# Matching panel said YES!



## willswendy (Aug 17, 2004)

Panel went really well today, they didnt even have any questions for us, just a straight approval   

cant wait now

Best wishes   

Wendy


----------



## Mrs Dibbles (Aug 19, 2007)

Fab fab news. Hope we get the same on thursday!!!! Congratulations! YAY!!!!!!!


----------



## Guest (May 10, 2011)

Wonderful news.

Bop


----------



## Sonybear (Sep 8, 2008)

Brilliant News!!


----------



## Anjelissa (Jan 11, 2007)

That's wonderful news!   
Huge Congratulations   

Luv Anj x


----------



## Camly (Dec 12, 2006)

many many congrats!!    looking forward to hearing about intros etc xxxxx


----------



## libby29 (Dec 27, 2008)

Yay, thats amazing, well done and congrats mummy! xx


----------



## willswendy (Aug 17, 2004)

Thank you soooo much ladies, it still doesn't feel real at all, no matter how hard I try!

Well, I am finishing work on Friday (for what I think will be 9 months OMG!)  and we are meeting our little guy for the first time next Tuesday   so excited, honestly cannot believe it!!

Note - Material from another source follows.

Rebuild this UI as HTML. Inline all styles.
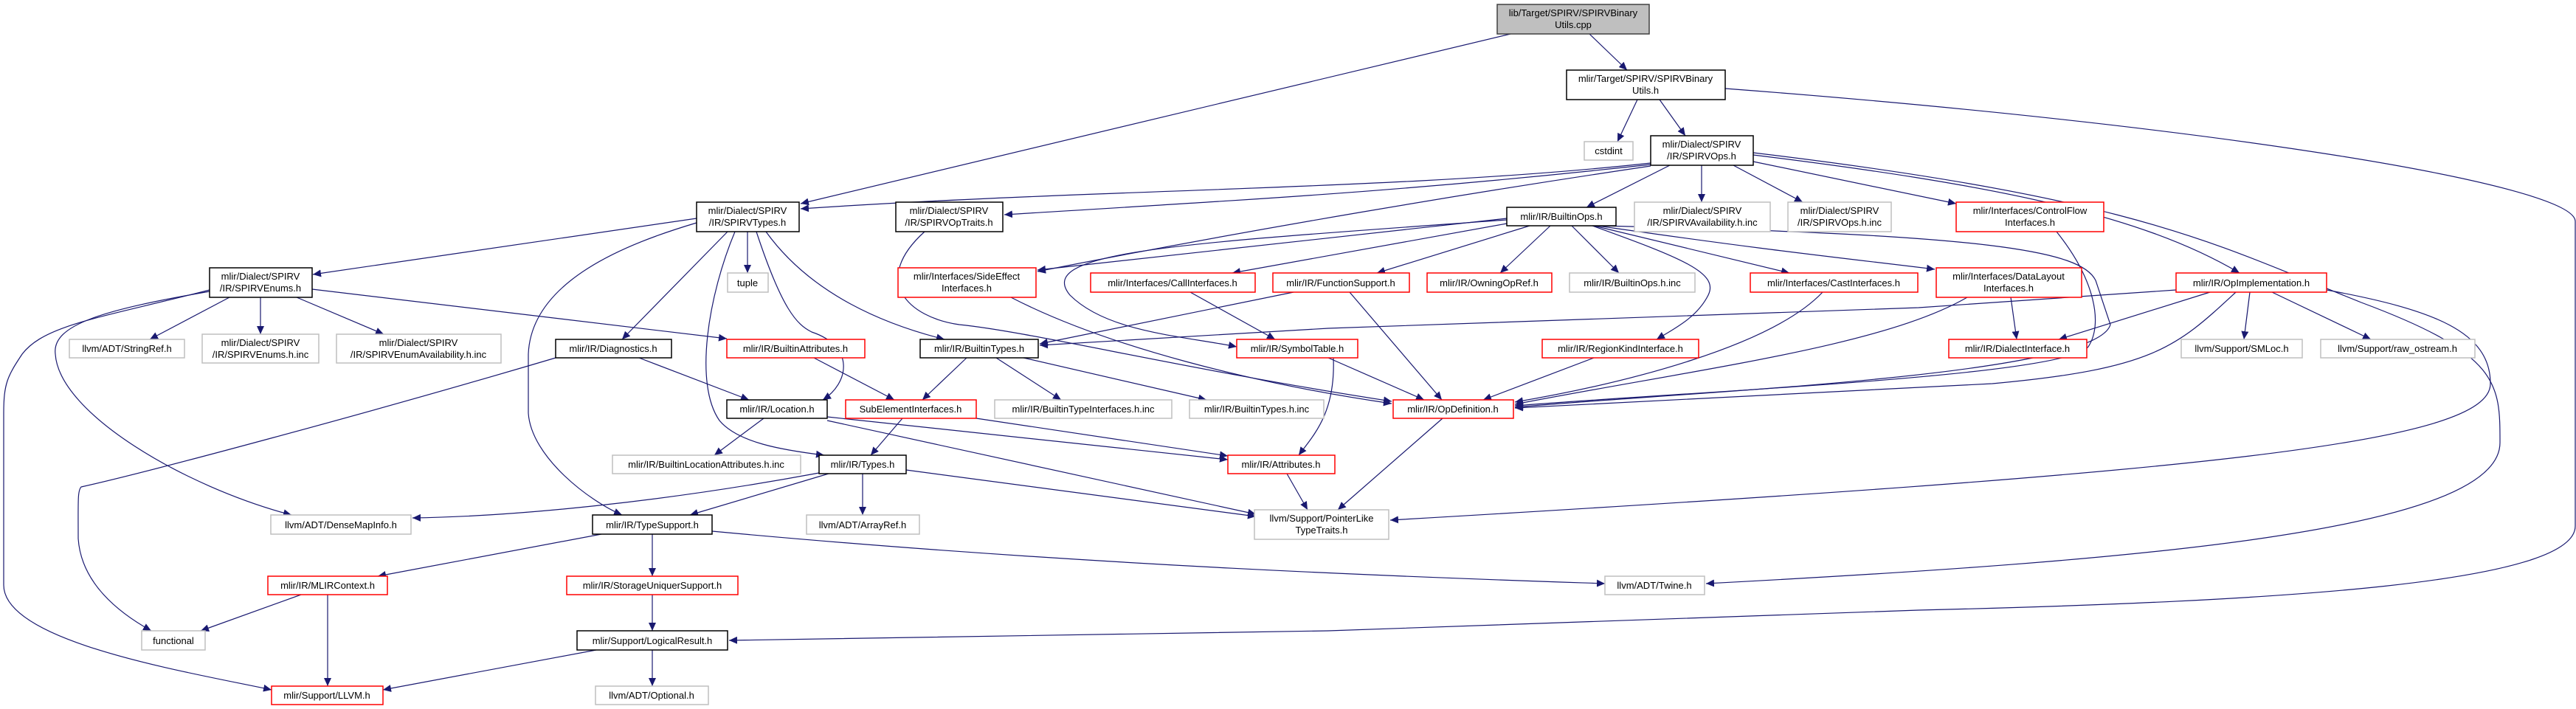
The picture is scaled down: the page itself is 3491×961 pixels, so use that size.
<!DOCTYPE html>
<html><head><meta charset="utf-8"><style>
html,body{margin:0;padding:0;background:#fff;}
svg{display:block;}
text{font-family:"Liberation Sans",sans-serif;font-size:13px;fill:#000;}
</style></head><body>
<svg width="3491" height="961" viewBox="0 0 3491 961" xmlns="http://www.w3.org/2000/svg">
<defs>
<marker id="a" markerUnits="userSpaceOnUse" markerWidth="12" markerHeight="10" refX="11" refY="5" orient="auto"><path d="M0,0 L11,5 L0,10 z" fill="#191970"/></marker>
</defs>
<g fill="none" stroke="#191970" stroke-width="1.2" marker-end="url(#a)">
<path d="M2047,46 L1085,276"/>
<path d="M2154,46 L2205,95"/>
<path d="M2219,135 L2192,192"/>
<path d="M2249,135 L2284,184"/>
<path d="M2338,120 C3000,170 3490,250 3490,300 L3490,713 C3490,790 3100,815 2600,827 L1800,855 L988,868"/>
<path d="M2237,221 C1900,258 1500,255 1085,283"/>
<path d="M2237,223 C1900,260 1700,270 1361,291"/>
<path d="M2237,225 C2000,260 1700,310 1406,368"/>
<path d="M2263,224 L2150,281"/>
<path d="M2306,224 L2306,274"/>
<path d="M2349,224 L2443,274"/>
<path d="M2376,219 L2651,276"/>
<path d="M2376,210 C2700,250 2900,290 3035,370"/>
<path d="M2376,207 C2900,270 3000,330 3200,410 C3388,480 3388,520 3388,600 C3388,720 2900,760 2312,791"/>
<path d="M3153,393 C3300,420 3375,450 3375,520 C3375,600 3000,640 1884,705"/>
<path d="M2042,296 L1406,366"/>
<path d="M2042,303 L1670,370"/>
<path d="M2073,306 L1866,370"/>
<path d="M2101,306 L2033,370"/>
<path d="M2130,306 L2194,370"/>
<path d="M2160,306 L2425,370"/>
<path d="M2165,306 C2400,340 2500,350 2622,365"/>
<path d="M2158,306 C2280,350 2330,370 2315,400 C2300,430 2270,445 2245,460"/>
<path d="M2042,298 C1600,330 1400,340 1450,400 C1500,450 1600,455 1676,470"/>
<path d="M2168,306 C2700,318 2820,340 2840,380 L2860,440 C2840,510 2300,530 2053,552"/>
<path d="M2787,314 C2840,380 2850,440 2830,470 C2800,510 2300,530 2053,550"/>
<path d="M3030,396 C2950,470 2920,500 2700,520 L2053,553"/>
<path d="M2949,393 L2600,417 L1800,445 L1409,468"/>
<path d="M2995,396 L2790,460"/>
<path d="M3049,396 L3041,460"/>
<path d="M3079,396 L3213,460"/>
<path d="M2725,403 L2733,460"/>
<path d="M2666,403 C2550,470 2300,500 2053,548"/>
<path d="M2470,396 C2400,470 2200,520 2053,545"/>
<path d="M2160,485 L2010,542"/>
<path d="M1753,396 L1409,466"/>
<path d="M1829,396 L1954,542"/>
<path d="M1613,396 L1728,460"/>
<path d="M1800,485 L1930,542"/>
<path d="M1370,403 C1500,470 1700,520 1886,547"/>
<path d="M1253,314 C1180,380 1230,430 1300,440 C1400,450 1600,500 1886,544"/>
<path d="M1807,485 C1810,560 1780,590 1760,617"/>
<path d="M1310,485 L1250,542"/>
<path d="M1350,485 L1438,542"/>
<path d="M1387,485 L1635,542"/>
<path d="M944,296 L424,372"/>
<path d="M986,314 L843,460"/>
<path d="M1013,314 L1013,370"/>
<path d="M996,314 C960,400 940,520 975,570 C1000,600 1060,610 1117,617"/>
<path d="M1025,314 C1060,420 1080,440 1100,450 C1160,470 1150,520 1115,542"/>
<path d="M1038,314 C1100,400 1200,440 1280,460"/>
<path d="M944,302 C850,330 720,380 716,480 L716,560 C720,620 800,680 843,698"/>
<path d="M311,403 L203,460"/>
<path d="M353,403 L353,453"/>
<path d="M402,403 L520,453"/>
<path d="M423,392 L985,459"/>
<path d="M284,393 C140,430 60,440 30,480 C10,510 5,520 5,560 L5,793 C5,870 250,910 368,935"/>
<path d="M284,395 C140,420 70,440 75,480 C80,560 250,660 395,698"/>
<path d="M866,485 L1015,542"/>
<path d="M753,485 C500,560 200,640 110,660 C105,665 106,680 106,730 C110,790 160,830 205,855"/>
<path d="M1103,485 L1212,542"/>
<path d="M1035,567 L968,617"/>
<path d="M1121,565 L1664,623"/>
<path d="M1121,570 L1702,697"/>
<path d="M1223,567 L1180,617"/>
<path d="M1323,567 L1664,618"/>
<path d="M1123,642 L935,698"/>
<path d="M1169,642 L1169,698"/>
<path d="M1228,637 L1702,700"/>
<path d="M1110,641 C900,680 700,700 559,702"/>
<path d="M1744,642 L1772,691"/>
<path d="M1955,567 L1813,691"/>
<path d="M815,724 L512,781"/>
<path d="M884,724 L884,781"/>
<path d="M965,720 C1500,770 2000,785 2175,791"/>
<path d="M408,806 L272,855"/>
<path d="M444,806 L444,930"/>
<path d="M884,806 L884,855"/>
<path d="M808,881 L519,935"/>
<path d="M884,881 L884,930"/>
</g>
<g stroke-width="1.5">
<rect x="2029" y="6" width="206" height="40" fill="#bfbfbf" stroke="#404040"/>
<text x="2132" y="22" text-anchor="middle">lib/Target/SPIRV/SPIRVBinary</text><text x="2132" y="38" text-anchor="middle">Utils.cpp</text>
<g fill="#fff" stroke="#000">
<rect x="2123" y="95" width="215" height="40"/>
<rect x="2237" y="184" width="139" height="40"/>
<rect x="944" y="274" width="139" height="40"/>
<rect x="1214" y="274" width="145" height="40"/>
<rect x="2042" y="281" width="148" height="25"/>
<rect x="284" y="363" width="139" height="40"/>
<rect x="753" y="460" width="157" height="25"/>
<rect x="1247" y="460" width="160" height="25"/>
<rect x="985" y="542" width="136" height="25"/>
<rect x="1110" y="617" width="118" height="25"/>
<rect x="803" y="698" width="162" height="26"/>
<rect x="782" y="855" width="204" height="26"/>
</g>
<g fill="#fff" stroke="#ff0000">
<rect x="2651" y="274" width="200" height="40"/>
<rect x="1217" y="363" width="187" height="40"/>
<rect x="1478" y="370" width="223" height="26"/>
<rect x="1725" y="370" width="185" height="26"/>
<rect x="1934" y="370" width="169" height="26"/>
<rect x="2372" y="370" width="227" height="26"/>
<rect x="2624" y="363" width="197" height="40"/>
<rect x="2949" y="370" width="204" height="26"/>
<rect x="985" y="460" width="187" height="25"/>
<rect x="1676" y="460" width="164" height="25"/>
<rect x="2090" y="460" width="212" height="25"/>
<rect x="2641" y="460" width="187" height="25"/>
<rect x="1146" y="542" width="177" height="25"/>
<rect x="1888" y="542" width="163" height="25"/>
<rect x="1664" y="617" width="145" height="25"/>
<rect x="363" y="781" width="162" height="25"/>
<rect x="768" y="781" width="232" height="25"/>
<rect x="368" y="930" width="151" height="25"/>
</g>
<g fill="#fff" stroke="#bfbfbf">
<rect x="2147" y="192" width="66" height="25"/>
<rect x="2215" y="274" width="184" height="40"/>
<rect x="2423" y="274" width="140" height="40"/>
<rect x="986" y="370" width="55" height="26"/>
<rect x="2127" y="370" width="170" height="26"/>
<rect x="94" y="460" width="156" height="25"/>
<rect x="274" y="453" width="158" height="39"/>
<rect x="456" y="453" width="223" height="39"/>
<rect x="2956" y="460" width="164" height="25"/>
<rect x="3145" y="460" width="209" height="25"/>
<rect x="1348" y="542" width="240" height="25"/>
<rect x="1612" y="542" width="182" height="25"/>
<rect x="830" y="617" width="255" height="25"/>
<rect x="367" y="698" width="190" height="26"/>
<rect x="1093" y="698" width="153" height="26"/>
<rect x="1700" y="691" width="182" height="40"/>
<rect x="2175" y="781" width="135" height="25"/>
<rect x="192" y="855" width="86" height="26"/>
<rect x="807" y="930" width="153" height="25"/>
</g>
</g>
<g text-anchor="middle">
<text x="2230" y="111">mlir/Target/SPIRV/SPIRVBinary</text><text x="2230" y="127">Utils.h</text>
<text x="2306" y="200">mlir/Dialect/SPIRV</text><text x="2306" y="216">/IR/SPIRVOps.h</text>
<text x="1013" y="290">mlir/Dialect/SPIRV</text><text x="1013" y="306">/IR/SPIRVTypes.h</text>
<text x="1286" y="290">mlir/Dialect/SPIRV</text><text x="1286" y="306">/IR/SPIRVOpTraits.h</text>
<text x="2116" y="298">mlir/IR/BuiltinOps.h</text>
<text x="353" y="379">mlir/Dialect/SPIRV</text><text x="353" y="395">/IR/SPIRVEnums.h</text>
<text x="831" y="477">mlir/IR/Diagnostics.h</text>
<text x="1327" y="477">mlir/IR/BuiltinTypes.h</text>
<text x="1053" y="559">mlir/IR/Location.h</text>
<text x="1169" y="634">mlir/IR/Types.h</text>
<text x="884" y="716">mlir/IR/TypeSupport.h</text>
<text x="884" y="873">mlir/Support/LogicalResult.h</text>
<text x="2751" y="290">mlir/Interfaces/ControlFlow</text><text x="2751" y="306">Interfaces.h</text>
<text x="1310" y="379">mlir/Interfaces/SideEffect</text><text x="1310" y="395">Interfaces.h</text>
<text x="1589" y="388">mlir/Interfaces/CallInterfaces.h</text>
<text x="1817" y="388">mlir/IR/FunctionSupport.h</text>
<text x="2018" y="388">mlir/IR/OwningOpRef.h</text>
<text x="2485" y="388">mlir/Interfaces/CastInterfaces.h</text>
<text x="2722" y="379">mlir/Interfaces/DataLayout</text><text x="2722" y="395">Interfaces.h</text>
<text x="3051" y="388">mlir/IR/OpImplementation.h</text>
<text x="1078" y="477">mlir/IR/BuiltinAttributes.h</text>
<text x="1758" y="477">mlir/IR/SymbolTable.h</text>
<text x="2196" y="477">mlir/IR/RegionKindInterface.h</text>
<text x="2734" y="477">mlir/IR/DialectInterface.h</text>
<text x="1234" y="559">SubElementInterfaces.h</text>
<text x="1969" y="559">mlir/IR/OpDefinition.h</text>
<text x="1736" y="634">mlir/IR/Attributes.h</text>
<text x="444" y="798">mlir/IR/MLIRContext.h</text>
<text x="884" y="798">mlir/IR/StorageUniquerSupport.h</text>
<text x="443" y="947">mlir/Support/LLVM.h</text>
<text x="2180" y="209">cstdint</text>
<text x="2307" y="290">mlir/Dialect/SPIRV</text><text x="2307" y="306">/IR/SPIRVAvailability.h.inc</text>
<text x="2493" y="290">mlir/Dialect/SPIRV</text><text x="2493" y="306">/IR/SPIRVOps.h.inc</text>
<text x="1013" y="388">tuple</text>
<text x="2212" y="388">mlir/IR/BuiltinOps.h.inc</text>
<text x="172" y="477">llvm/ADT/StringRef.h</text>
<text x="353" y="469">mlir/Dialect/SPIRV</text><text x="353" y="485">/IR/SPIRVEnums.h.inc</text>
<text x="567" y="469">mlir/Dialect/SPIRV</text><text x="567" y="485">/IR/SPIRVEnumAvailability.h.inc</text>
<text x="3038" y="477">llvm/Support/SMLoc.h</text>
<text x="3249" y="477">llvm/Support/raw_ostream.h</text>
<text x="1468" y="559">mlir/IR/BuiltinTypeInterfaces.h.inc</text>
<text x="1703" y="559">mlir/IR/BuiltinTypes.h.inc</text>
<text x="957" y="634">mlir/IR/BuiltinLocationAttributes.h.inc</text>
<text x="462" y="716">llvm/ADT/DenseMapInfo.h</text>
<text x="1169" y="716">llvm/ADT/ArrayRef.h</text>
<text x="1791" y="707">llvm/Support/PointerLike</text><text x="1791" y="723">TypeTraits.h</text>
<text x="2242" y="798">llvm/ADT/Twine.h</text>
<text x="235" y="873">functional</text>
<text x="883" y="947">llvm/ADT/Optional.h</text>
</g>
</svg>
</body></html>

Best of luck to Mrs Dibbles, I will have everything crossed for you, I can completely sympathise with how you are feeling right now, it was so nerve wracking, but I am sure you will be fine xxx will be thinking of you    

Also Congratulations Libby on your approval - you are going to be a mummy    xx

Will keep you posted how things go next week

Best wishes and thanks again   

Wendy xxxxx


----------



## keemjay (Jan 19, 2004)

Congratulations   hope Tuesday goes wonderfully  

kj x


----------



## panorama (Feb 7, 2005)

Congrats! Hope tuesday comes round quickly, how exciting!!


----------



## sieve (Mar 10, 2008)

Congratulations Willswendy and good luck for today Mrs dibbles - not that you will prob need it   .  i have been lurking last few months, finding time really long, been approved for 6 months now and nothing happening.  hopefully it will soon and i will really know what you guys feel like.  OMG really going to be a mum!!!     Bring it on  ....... soon please


----------



## Irishlady (Oct 12, 2007)

Such wonderful news! Hope Tuesday goes really well xx


----------



## willswendy (Aug 17, 2004)

Thanks sooo much guys, honestly cant beleive it still xx 

Sieve, fingers crossed it will be soon for you xx Nothing can prepare you for how it feels to be where I am right now, but it will happen - so as hard as it sounds just enjoy your time, because soon your world (as you know it) will be turned on its head, and *yes *you will be a mummy 

Best wishes 

Wendy


----------